• [WRITTEN EXERCISE]:
What is to be transcribed is the run of lines opening with the one that has "Rebuild this diagram" and closing with the one that has "width=649pt, minimum height=51pt]", and only that run, exactly.
........
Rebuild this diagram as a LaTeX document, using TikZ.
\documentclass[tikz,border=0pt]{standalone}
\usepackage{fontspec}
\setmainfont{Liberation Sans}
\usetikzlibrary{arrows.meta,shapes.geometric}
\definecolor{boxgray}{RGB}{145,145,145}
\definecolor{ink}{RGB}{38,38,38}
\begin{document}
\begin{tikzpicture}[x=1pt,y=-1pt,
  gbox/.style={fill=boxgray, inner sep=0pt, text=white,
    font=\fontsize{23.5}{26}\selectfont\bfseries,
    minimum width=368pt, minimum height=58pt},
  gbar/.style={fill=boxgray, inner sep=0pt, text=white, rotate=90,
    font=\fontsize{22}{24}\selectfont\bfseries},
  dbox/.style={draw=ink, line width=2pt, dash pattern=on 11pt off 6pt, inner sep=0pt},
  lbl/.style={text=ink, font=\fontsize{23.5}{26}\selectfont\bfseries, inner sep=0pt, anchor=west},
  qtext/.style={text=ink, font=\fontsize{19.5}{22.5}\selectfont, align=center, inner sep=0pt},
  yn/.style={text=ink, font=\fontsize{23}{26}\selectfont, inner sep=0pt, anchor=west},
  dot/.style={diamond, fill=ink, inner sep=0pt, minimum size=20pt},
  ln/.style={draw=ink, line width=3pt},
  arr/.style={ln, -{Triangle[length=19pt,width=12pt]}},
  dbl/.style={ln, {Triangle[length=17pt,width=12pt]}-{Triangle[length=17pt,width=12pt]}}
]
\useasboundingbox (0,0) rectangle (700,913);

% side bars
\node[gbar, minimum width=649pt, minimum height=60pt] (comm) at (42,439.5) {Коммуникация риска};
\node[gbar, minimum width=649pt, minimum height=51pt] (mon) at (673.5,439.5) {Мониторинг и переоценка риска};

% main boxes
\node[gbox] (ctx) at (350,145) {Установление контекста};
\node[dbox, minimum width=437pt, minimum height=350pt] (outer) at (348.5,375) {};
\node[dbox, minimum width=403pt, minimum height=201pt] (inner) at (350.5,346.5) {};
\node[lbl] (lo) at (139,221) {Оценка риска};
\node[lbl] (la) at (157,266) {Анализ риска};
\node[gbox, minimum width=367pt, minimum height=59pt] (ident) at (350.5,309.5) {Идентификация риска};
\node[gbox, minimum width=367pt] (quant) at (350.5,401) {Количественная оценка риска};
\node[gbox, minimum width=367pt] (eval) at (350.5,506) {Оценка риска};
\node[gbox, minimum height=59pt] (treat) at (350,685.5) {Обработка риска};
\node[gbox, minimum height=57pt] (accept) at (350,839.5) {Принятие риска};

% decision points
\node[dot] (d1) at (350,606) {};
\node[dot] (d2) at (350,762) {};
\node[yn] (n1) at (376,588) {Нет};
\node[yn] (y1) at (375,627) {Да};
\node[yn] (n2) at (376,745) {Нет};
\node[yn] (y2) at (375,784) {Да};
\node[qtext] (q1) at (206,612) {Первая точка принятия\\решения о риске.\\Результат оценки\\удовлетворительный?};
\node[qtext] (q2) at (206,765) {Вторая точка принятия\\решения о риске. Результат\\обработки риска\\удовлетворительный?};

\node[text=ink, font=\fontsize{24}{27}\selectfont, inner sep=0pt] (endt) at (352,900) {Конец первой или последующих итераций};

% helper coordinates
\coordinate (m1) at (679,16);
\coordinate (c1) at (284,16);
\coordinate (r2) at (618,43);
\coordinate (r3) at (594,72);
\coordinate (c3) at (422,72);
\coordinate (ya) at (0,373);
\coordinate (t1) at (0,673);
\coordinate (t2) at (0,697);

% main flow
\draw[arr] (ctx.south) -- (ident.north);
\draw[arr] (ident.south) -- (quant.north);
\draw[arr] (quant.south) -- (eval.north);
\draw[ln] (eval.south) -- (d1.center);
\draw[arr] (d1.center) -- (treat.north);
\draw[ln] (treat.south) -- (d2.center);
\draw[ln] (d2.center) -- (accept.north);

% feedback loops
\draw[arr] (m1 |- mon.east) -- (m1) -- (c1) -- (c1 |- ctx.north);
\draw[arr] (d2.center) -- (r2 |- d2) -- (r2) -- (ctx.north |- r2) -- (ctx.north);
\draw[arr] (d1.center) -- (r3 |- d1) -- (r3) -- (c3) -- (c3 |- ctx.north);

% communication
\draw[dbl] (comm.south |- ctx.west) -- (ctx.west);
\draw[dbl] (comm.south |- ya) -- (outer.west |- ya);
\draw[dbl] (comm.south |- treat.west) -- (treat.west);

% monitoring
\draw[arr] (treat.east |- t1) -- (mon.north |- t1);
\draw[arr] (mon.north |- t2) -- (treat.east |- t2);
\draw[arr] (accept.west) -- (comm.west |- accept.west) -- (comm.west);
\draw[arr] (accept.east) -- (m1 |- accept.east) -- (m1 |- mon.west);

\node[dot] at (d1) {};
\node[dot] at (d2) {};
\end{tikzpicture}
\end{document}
........
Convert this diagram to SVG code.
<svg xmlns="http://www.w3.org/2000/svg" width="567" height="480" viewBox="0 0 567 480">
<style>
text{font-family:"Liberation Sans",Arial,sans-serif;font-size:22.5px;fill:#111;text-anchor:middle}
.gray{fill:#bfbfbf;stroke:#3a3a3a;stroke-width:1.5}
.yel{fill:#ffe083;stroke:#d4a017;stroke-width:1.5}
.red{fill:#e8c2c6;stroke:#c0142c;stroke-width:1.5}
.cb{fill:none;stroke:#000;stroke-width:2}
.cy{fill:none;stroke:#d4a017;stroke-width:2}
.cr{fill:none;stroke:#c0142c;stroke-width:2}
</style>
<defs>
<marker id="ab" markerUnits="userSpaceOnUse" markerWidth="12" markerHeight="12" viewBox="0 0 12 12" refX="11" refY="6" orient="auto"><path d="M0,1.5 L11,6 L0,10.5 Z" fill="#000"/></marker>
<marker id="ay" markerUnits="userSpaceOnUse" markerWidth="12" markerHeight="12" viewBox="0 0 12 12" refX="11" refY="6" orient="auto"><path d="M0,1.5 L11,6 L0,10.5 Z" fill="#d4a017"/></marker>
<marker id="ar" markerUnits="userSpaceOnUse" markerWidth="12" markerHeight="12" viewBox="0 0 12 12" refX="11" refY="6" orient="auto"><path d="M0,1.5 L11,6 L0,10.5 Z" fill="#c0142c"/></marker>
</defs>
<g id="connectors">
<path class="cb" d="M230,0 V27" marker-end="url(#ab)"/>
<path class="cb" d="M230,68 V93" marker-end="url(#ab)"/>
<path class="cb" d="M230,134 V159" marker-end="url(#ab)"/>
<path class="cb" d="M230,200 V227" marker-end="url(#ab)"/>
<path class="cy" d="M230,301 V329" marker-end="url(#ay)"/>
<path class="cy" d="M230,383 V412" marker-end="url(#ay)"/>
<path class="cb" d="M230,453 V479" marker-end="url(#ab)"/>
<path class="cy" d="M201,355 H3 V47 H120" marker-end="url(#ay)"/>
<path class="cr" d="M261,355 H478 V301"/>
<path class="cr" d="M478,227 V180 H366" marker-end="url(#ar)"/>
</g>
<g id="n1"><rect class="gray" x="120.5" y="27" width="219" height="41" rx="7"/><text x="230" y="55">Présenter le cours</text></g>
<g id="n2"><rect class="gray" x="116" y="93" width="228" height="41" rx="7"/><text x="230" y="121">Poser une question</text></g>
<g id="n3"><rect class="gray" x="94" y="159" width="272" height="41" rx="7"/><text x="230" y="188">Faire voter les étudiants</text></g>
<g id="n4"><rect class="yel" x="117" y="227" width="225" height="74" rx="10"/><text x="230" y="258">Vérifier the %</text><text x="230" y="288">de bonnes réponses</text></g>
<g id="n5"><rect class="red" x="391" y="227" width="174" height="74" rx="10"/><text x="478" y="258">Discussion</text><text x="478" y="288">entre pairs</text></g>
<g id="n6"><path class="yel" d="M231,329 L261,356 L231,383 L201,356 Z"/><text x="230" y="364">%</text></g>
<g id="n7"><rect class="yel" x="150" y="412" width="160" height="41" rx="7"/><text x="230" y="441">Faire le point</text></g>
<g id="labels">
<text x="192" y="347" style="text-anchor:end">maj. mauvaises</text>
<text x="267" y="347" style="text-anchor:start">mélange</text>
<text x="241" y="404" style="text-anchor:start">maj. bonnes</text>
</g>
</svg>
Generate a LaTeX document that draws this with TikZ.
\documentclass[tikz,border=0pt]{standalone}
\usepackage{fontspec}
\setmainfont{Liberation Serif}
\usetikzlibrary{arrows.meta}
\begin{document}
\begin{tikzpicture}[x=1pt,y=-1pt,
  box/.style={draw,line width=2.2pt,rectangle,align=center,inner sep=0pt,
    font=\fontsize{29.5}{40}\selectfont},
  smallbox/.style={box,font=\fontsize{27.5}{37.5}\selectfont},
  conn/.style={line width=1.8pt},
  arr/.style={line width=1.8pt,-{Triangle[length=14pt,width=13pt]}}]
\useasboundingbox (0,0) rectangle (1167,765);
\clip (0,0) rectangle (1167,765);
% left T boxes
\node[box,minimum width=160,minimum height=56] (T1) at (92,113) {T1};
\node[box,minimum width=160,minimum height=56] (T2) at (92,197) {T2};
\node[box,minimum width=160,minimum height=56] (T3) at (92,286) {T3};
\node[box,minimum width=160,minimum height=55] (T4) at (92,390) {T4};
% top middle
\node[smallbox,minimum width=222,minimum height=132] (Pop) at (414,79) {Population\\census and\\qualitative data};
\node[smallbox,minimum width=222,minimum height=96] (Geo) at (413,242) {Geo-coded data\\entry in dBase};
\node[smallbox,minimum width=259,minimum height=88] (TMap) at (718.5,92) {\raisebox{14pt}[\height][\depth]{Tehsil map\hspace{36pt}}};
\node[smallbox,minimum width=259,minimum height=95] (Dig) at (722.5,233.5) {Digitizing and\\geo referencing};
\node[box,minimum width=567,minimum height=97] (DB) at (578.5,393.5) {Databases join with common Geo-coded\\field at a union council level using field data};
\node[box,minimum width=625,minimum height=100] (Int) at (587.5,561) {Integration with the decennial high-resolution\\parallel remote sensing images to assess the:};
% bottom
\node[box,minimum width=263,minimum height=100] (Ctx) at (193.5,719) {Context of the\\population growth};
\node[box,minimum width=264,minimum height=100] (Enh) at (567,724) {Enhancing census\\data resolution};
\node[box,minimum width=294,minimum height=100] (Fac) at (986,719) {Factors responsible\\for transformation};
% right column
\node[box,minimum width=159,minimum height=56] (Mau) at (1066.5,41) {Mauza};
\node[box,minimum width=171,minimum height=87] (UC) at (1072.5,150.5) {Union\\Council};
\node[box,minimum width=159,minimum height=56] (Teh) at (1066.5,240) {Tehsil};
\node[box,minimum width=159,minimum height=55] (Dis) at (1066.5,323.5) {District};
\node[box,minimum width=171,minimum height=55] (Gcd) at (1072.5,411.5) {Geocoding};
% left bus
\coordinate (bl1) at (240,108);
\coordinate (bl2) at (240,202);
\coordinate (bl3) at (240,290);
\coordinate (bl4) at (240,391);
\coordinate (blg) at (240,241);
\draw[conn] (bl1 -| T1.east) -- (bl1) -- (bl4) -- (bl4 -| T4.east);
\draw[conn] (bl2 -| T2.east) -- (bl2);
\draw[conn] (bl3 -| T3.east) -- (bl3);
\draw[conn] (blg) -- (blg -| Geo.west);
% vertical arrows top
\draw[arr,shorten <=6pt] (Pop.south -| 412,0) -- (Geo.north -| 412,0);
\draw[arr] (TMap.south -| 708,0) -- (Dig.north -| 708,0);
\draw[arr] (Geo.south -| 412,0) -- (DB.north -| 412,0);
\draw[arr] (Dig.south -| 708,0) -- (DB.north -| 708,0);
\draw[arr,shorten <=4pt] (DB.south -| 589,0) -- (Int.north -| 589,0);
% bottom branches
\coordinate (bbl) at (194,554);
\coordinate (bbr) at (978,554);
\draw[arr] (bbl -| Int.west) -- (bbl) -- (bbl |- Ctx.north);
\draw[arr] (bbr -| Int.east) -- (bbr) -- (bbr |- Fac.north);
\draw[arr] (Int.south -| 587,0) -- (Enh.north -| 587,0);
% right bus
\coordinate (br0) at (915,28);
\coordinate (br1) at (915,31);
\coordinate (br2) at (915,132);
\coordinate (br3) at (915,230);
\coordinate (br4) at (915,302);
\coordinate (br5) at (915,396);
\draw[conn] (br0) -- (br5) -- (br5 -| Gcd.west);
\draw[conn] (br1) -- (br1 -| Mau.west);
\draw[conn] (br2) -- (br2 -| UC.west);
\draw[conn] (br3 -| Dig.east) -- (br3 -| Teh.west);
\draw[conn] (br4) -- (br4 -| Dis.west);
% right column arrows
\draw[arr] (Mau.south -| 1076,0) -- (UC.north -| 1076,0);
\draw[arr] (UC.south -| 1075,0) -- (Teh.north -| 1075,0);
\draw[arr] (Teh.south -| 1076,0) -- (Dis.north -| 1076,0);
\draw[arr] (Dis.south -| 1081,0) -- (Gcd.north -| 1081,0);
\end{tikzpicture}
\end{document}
........
• [EXERCISE ANSWER]:
Rebuild this diagram as a LaTeX document, using TikZ.
\documentclass[tikz,border=0pt]{standalone}
\usepackage{fontspec}
\setmainfont{Liberation Sans}
\usetikzlibrary{arrows.meta,shapes.geometric}
\definecolor{boxgray}{RGB}{145,145,145}
\definecolor{ink}{RGB}{38,38,38}
\begin{document}
\begin{tikzpicture}[x=1pt,y=-1pt,
  gbox/.style={fill=boxgray, inner sep=0pt, text=white,
    font=\fontsize{23.5}{26}\selectfont\bfseries,
    minimum width=368pt, minimum height=58pt},
  gbar/.style={fill=boxgray, inner sep=0pt, text=white, rotate=90,
    font=\fontsize{22}{24}\selectfont\bfseries},
  dbox/.style={draw=ink, line width=2pt, dash pattern=on 11pt off 6pt, inner sep=0pt},
  lbl/.style={text=ink, font=\fontsize{23.5}{26}\selectfont\bfseries, inner sep=0pt, anchor=west},
  qtext/.style={text=ink, font=\fontsize{19.5}{22.5}\selectfont, align=center, inner sep=0pt},
  yn/.style={text=ink, font=\fontsize{23}{26}\selectfont, inner sep=0pt, anchor=west},
  dot/.style={diamond, fill=ink, inner sep=0pt, minimum size=20pt},
  ln/.style={draw=ink, line width=3pt},
  arr/.style={ln, -{Triangle[length=19pt,width=12pt]}},
  dbl/.style={ln, {Triangle[length=17pt,width=12pt]}-{Triangle[length=17pt,width=12pt]}}
]
\useasboundingbox (0,0) rectangle (700,913);

% side bars
\node[gbar, minimum width=649pt, minimum height=60pt] (comm) at (42,439.5) {Коммуникация риска};
\node[gbar, minimum width=649pt, minimum height=51pt] (mon) at (673.5,439.5) {Мониторинг и переоценка риска};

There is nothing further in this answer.